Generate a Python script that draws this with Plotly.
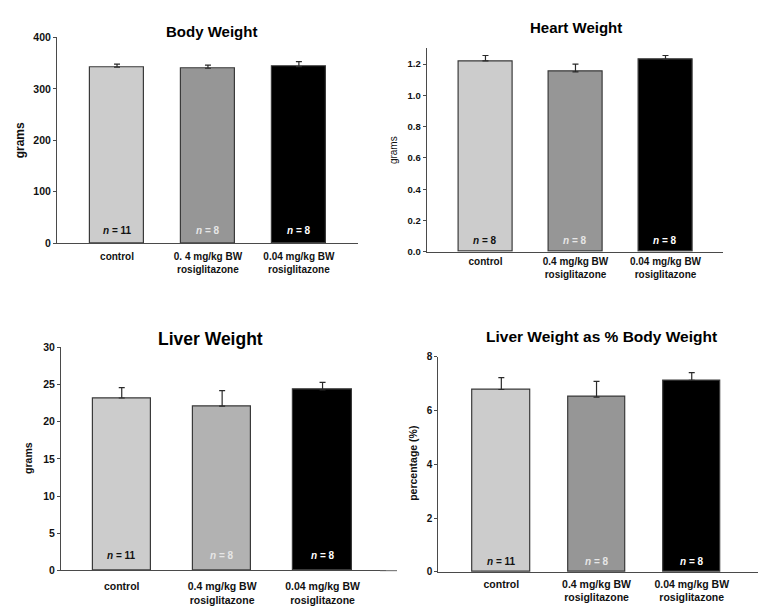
import plotly.graph_objects as go

# ---------------- data ----------------
labels_body = ["control", "0. 4 mg/kg BW<br>rosiglitazone", "0.04 mg/kg BW<br>rosiglitazone"]
labels_rest = ["control", "0.4 mg/kg BW<br>rosiglitazone", "0.04 mg/kg BW<br>rosiglitazone"]

body_mean = [342, 340, 343]
body_sem = [6, 6, 10]
body_n = [11, 8, 8]

heart_mean = [1.22, 1.15, 1.23]
heart_sem = [0.035, 0.05, 0.025]
heart_n = [8, 8, 8]

liver_mean = [23.2, 22.1, 24.3]
liver_sem = [1.4, 2.1, 1.0]
liver_n = [11, 8, 8]

pct_mean = [6.78, 6.50, 7.12]
pct_sem = [0.44, 0.58, 0.29]
pct_n = [11, 8, 8]

titles = ["Body Weight", "Heart Weight", "Liver Weight", "Liver Weight as % Body Weight"]
ytitles = ["grams", "grams", "grams", "percentage (%)"]

# ---------------- layout helpers ----------------
W, H = 763, 611
def fx(px):
    return px / W
def fy(py):
    return 1 - py / H

FONT = "Liberation Sans, Arial, sans-serif"
EDGE = "#3a3a3a"
AX = "#4a4a4a"

panels = [
    dict(labels=labels_body, mean=body_mean, sem=body_sem, n=body_n,
         colors=["#cccccc", "#969696", "#000000"],
         xd=(57, 358), yd=(242, 32), xr=(-0.66, 2.65), yr=(0, 400), dt=100, fmt="d",
         width=0.59, nshift=5, tickfs=10.5, xfs=10, lstand=4,
         title=(211, 26, 15), ytitle=(20, 137, 12, "bold"), ylen=3),
    dict(labels=labels_rest, mean=heart_mean, sem=heart_sem, n=heart_n,
         colors=["#cccccc", "#969696", "#000000"],
         xd=(426.7, 723), yd=(250.7, 43.3), xr=(-0.653, 2.639), yr=(0, 1.3), dt=0.2, fmt=".1f",
         width=0.604, nshift=4, tickfs=9.5, xfs=10, lstand=0,
         title=(576, 22, 15), ytitle=(393, 147, 10, "normal"), ylen=3),
    dict(labels=labels_rest, mean=liver_mean, sem=liver_sem, n=liver_n,
         colors=["#cccccc", "#b2b2b2", "#000000"],
         xd=(61, 386), yd=(575.7, 348.3), xr=(-0.605, 2.632), yr=(0, 30), dt=5, fmt="d",
         width=0.58, nshift=7, tickfs=10.5, xfs=10.5, lstand=6,
         title=(210, 340, 17.5), ytitle=(28, 461, 10.5, "bold"), ylen=3),
    dict(labels=labels_rest, mean=pct_mean, sem=pct_sem, n=pct_n,
         colors=["#cccccc", "#969696", "#000000"],
         xd=(438.3, 758), yd=(577.3, 357.7), xr=(-0.662, 2.696), yr=(0, 8), dt=2, fmt="d",
         width=0.60, nshift=3, tickfs=10, xfs=10.5, lstand=2,
         title=(601, 337, 15.5), ytitle=(413, 467, 10.5, "bold"), ylen=3),
]

n_colors = ["#111111", "#e6e6e6", "#ffffff"]

fig = go.Figure()
annotations = []
layout = dict(
    width=W, height=H, autosize=False,
    margin=dict(l=0, r=0, t=0, b=0),
    paper_bgcolor="white", plot_bgcolor="white",
    showlegend=False, bargap=0,
    font=dict(family=FONT, color="#111111"),
)

for i, p in enumerate(panels, start=1):
    xa = "x" if i == 1 else f"x{i}"
    ya = "y" if i == 1 else f"y{i}"
    fig.add_trace(go.Bar(
        x=p["labels"], y=p["mean"], xaxis=xa, yaxis=ya,
        width=p["width"],
        marker=dict(color=p["colors"], line=dict(color=EDGE, width=1.2)),
        error_y=dict(type="data", array=p["sem"], arrayminus=[0] * 3, symmetric=False,
                     color="#2a2a2a", thickness=1.2, width=3),
        hoverinfo="skip",
    ))
    xkey = "xaxis" if i == 1 else f"xaxis{i}"
    ykey = "yaxis" if i == 1 else f"yaxis{i}"
    layout[xkey] = dict(
        domain=[fx(p["xd"][0]), fx(p["xd"][1])], anchor=ya,
        type="category", range=list(p["xr"]),
        showline=True, linecolor=AX, linewidth=1, showgrid=False, zeroline=False,
        ticks="", ticklabelstandoff=p["lstand"],
        tickfont=dict(family=FONT, size=p["xfs"], weight="bold", color="#111111"),
        fixedrange=True,
    )
    layout[ykey] = dict(
        domain=[fy(p["yd"][0]), fy(p["yd"][1])], anchor=xa,
        range=list(p["yr"]), dtick=p["dt"], tick0=0, tickformat=p["fmt"],
        showline=True, linecolor=AX, linewidth=1, showgrid=False, zeroline=False,
        ticks="outside", ticklen=p["ylen"], tickcolor=AX, tickwidth=1,
        tickfont=dict(family=FONT, size=p["tickfs"], weight="bold", color="#111111"),
        fixedrange=True,
    )
    tx, ty, tfs = p["title"]
    annotations.append(dict(
        text=titles[i - 1], xref="paper", yref="paper", x=fx(tx), y=fy(ty),
        xanchor="center", yanchor="middle", showarrow=False,
        font=dict(family=FONT, size=tfs, weight="bold", color="#000000"),
    ))
    yx, yy, yfs, yw = p["ytitle"]
    annotations.append(dict(
        text=ytitles[i - 1], xref="paper", yref="paper", x=fx(yx), y=fy(yy),
        xanchor="center", yanchor="middle", showarrow=False, textangle=-90,
        font=dict(family=FONT, size=yfs, weight=yw, color="#111111"),
    ))
    for lab, nn, col in zip(p["labels"], p["n"], n_colors):
        annotations.append(dict(
            text=f"<i>n</i> = {nn}", xref=xa, yref=ya, x=lab, y=0,
            xanchor="center", yanchor="bottom", yshift=p["nshift"], showarrow=False,
            font=dict(family=FONT, size=10, weight="bold", color=col),
        ))

layout["annotations"] = annotations
layout["shapes"] = [
    dict(type="line", xref="paper", yref="paper",
         x0=fx(380), x1=fx(397), y0=fy(576), y1=fy(576),
         line=dict(color="#666666", width=1)),
]
fig.update_layout(**layout)
fig.write_html("out.html", config={"displayModeBar": False},
               post_script="document.body.style.margin='0';document.body.style.overflow='hidden';")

Your objective: Reproduce the data above in full, exactly as it is, with the pictures left out.

In response:
Generate a Python script that draws this with Plotly.
import plotly.graph_objects as go

# ---------------- data ----------------
labels_body = ["control", "0. 4 mg/kg BW<br>rosiglitazone", "0.04 mg/kg BW<br>rosiglitazone"]
labels_rest = ["control", "0.4 mg/kg BW<br>rosiglitazone", "0.04 mg/kg BW<br>rosiglitazone"]

body_mean = [342, 340, 343]
body_sem = [6, 6, 10]
body_n = [11, 8, 8]

heart_mean = [1.22, 1.15, 1.23]
heart_sem = [0.035, 0.05, 0.025]
heart_n = [8, 8, 8]

liver_mean = [23.2, 22.1, 24.3]
liver_sem = [1.4, 2.1, 1.0]
liver_n = [11, 8, 8]

pct_mean = [6.78, 6.50, 7.12]
pct_sem = [0.44, 0.58, 0.29]
pct_n = [11, 8, 8]

titles = ["Body Weight", "Heart Weight", "Liver Weight", "Liver Weight as % Body Weight"]
ytitles = ["grams", "grams", "grams", "percentage (%)"]

# ---------------- layout helpers ----------------
W, H = 763, 611
def fx(px):
    return px / W
def fy(py):
    return 1 - py / H

FONT = "Liberation Sans, Arial, sans-serif"
EDGE = "#3a3a3a"
AX = "#4a4a4a"

panels = [
    dict(labels=labels_body, mean=body_mean, sem=body_sem, n=body_n,
         colors=["#cccccc", "#969696", "#000000"],
         xd=(57, 358), yd=(242, 32), xr=(-0.66, 2.65), yr=(0, 400), dt=100, fmt="d",
         width=0.59, nshift=5, tickfs=10.5, xfs=10, lstand=4,
         title=(211, 26, 15), ytitle=(20, 137, 12, "bold"), ylen=3),
    dict(labels=labels_rest, mean=heart_mean, sem=heart_sem, n=heart_n,
         colors=["#cccccc", "#969696", "#000000"],
         xd=(426.7, 723), yd=(250.7, 43.3), xr=(-0.653, 2.639), yr=(0, 1.3), dt=0.2, fmt=".1f",
         width=0.604, nshift=4, tickfs=9.5, xfs=10, lstand=0,
         title=(576, 22, 15), ytitle=(393, 147, 10, "normal"), ylen=3),
    dict(labels=labels_rest, mean=liver_mean, sem=liver_sem, n=liver_n,
         colors=["#cccccc", "#b2b2b2", "#000000"],
         xd=(61, 386), yd=(575.7, 348.3), xr=(-0.605, 2.632), yr=(0, 30), dt=5, fmt="d",
         width=0.58, nshift=7, tickfs=10.5, xfs=10.5, lstand=6,
         title=(210, 340, 17.5), ytitle=(28, 461, 10.5, "bold"), ylen=3),
    dict(labels=labels_rest, mean=pct_mean, sem=pct_sem, n=pct_n,
         colors=["#cccccc", "#969696", "#000000"],
         xd=(438.3, 758), yd=(577.3, 357.7), xr=(-0.662, 2.696), yr=(0, 8), dt=2, fmt="d",
         width=0.60, nshift=3, tickfs=10, xfs=10.5, lstand=2,
         title=(601, 337, 15.5), ytitle=(413, 467, 10.5, "bold"), ylen=3),
]

n_colors = ["#111111", "#e6e6e6", "#ffffff"]

fig = go.Figure()
annotations = []
layout = dict(
    width=W, height=H, autosize=False,
    margin=dict(l=0, r=0, t=0, b=0),
    paper_bgcolor="white", plot_bgcolor="white",
    showlegend=False, bargap=0,
    font=dict(family=FONT, color="#111111"),
)

for i, p in enumerate(panels, start=1):
    xa = "x" if i == 1 else f"x{i}"
    ya = "y" if i == 1 else f"y{i}"
    fig.add_trace(go.Bar(
        x=p["labels"], y=p["mean"], xaxis=xa, yaxis=ya,
        width=p["width"],
        marker=dict(color=p["colors"], line=dict(color=EDGE, width=1.2)),
        error_y=dict(type="data", array=p["sem"], arrayminus=[0] * 3, symmetric=False,
                     color="#2a2a2a", thickness=1.2, width=3),
        hoverinfo="skip",
    ))
    xkey = "xaxis" if i == 1 else f"xaxis{i}"
    ykey = "yaxis" if i == 1 else f"yaxis{i}"
    layout[xkey] = dict(
        domain=[fx(p["xd"][0]), fx(p["xd"][1])], anchor=ya,
        type="category", range=list(p["xr"]),
        showline=True, linecolor=AX, linewidth=1, showgrid=False, zeroline=False,
        ticks="", ticklabelstandoff=p["lstand"],
        tickfont=dict(family=FONT, size=p["xfs"], weight="bold", color="#111111"),
        fixedrange=True,
    )
    layout[ykey] = dict(
        domain=[fy(p["yd"][0]), fy(p["yd"][1])], anchor=xa,
        range=list(p["yr"]), dtick=p["dt"], tick0=0, tickformat=p["fmt"],
        showline=True, linecolor=AX, linewidth=1, showgrid=False, zeroline=False,
        ticks="outside", ticklen=p["ylen"], tickcolor=AX, tickwidth=1,
        tickfont=dict(family=FONT, size=p["tickfs"], weight="bold", color="#111111"),
        fixedrange=True,
    )
    tx, ty, tfs = p["title"]
    annotations.append(dict(
        text=titles[i - 1], xref="paper", yref="paper", x=fx(tx), y=fy(ty),
        xanchor="center", yanchor="middle", showarrow=False,
        font=dict(family=FONT, size=tfs, weight="bold", color="#000000"),
    ))
    yx, yy, yfs, yw = p["ytitle"]
    annotations.append(dict(
        text=ytitles[i - 1], xref="paper", yref="paper", x=fx(yx), y=fy(yy),
        xanchor="center", yanchor="middle", showarrow=False, textangle=-90,
        font=dict(family=FONT, size=yfs, weight=yw, color="#111111"),
    ))
    for lab, nn, col in zip(p["labels"], p["n"], n_colors):
        annotations.append(dict(
            text=f"<i>n</i> = {nn}", xref=xa, yref=ya, x=lab, y=0,
            xanchor="center", yanchor="bottom", yshift=p["nshift"], showarrow=False,
            font=dict(family=FONT, size=10, weight="bold", color=col),
        ))

layout["annotations"] = annotations
layout["shapes"] = [
    dict(type="line", xref="paper", yref="paper",
         x0=fx(380), x1=fx(397), y0=fy(576), y1=fy(576),
         line=dict(color="#666666", width=1)),
]
fig.update_layout(**layout)
fig.write_html("out.html", config={"displayModeBar": False},
               post_script="document.body.style.margin='0';document.body.style.overflow='hidden';")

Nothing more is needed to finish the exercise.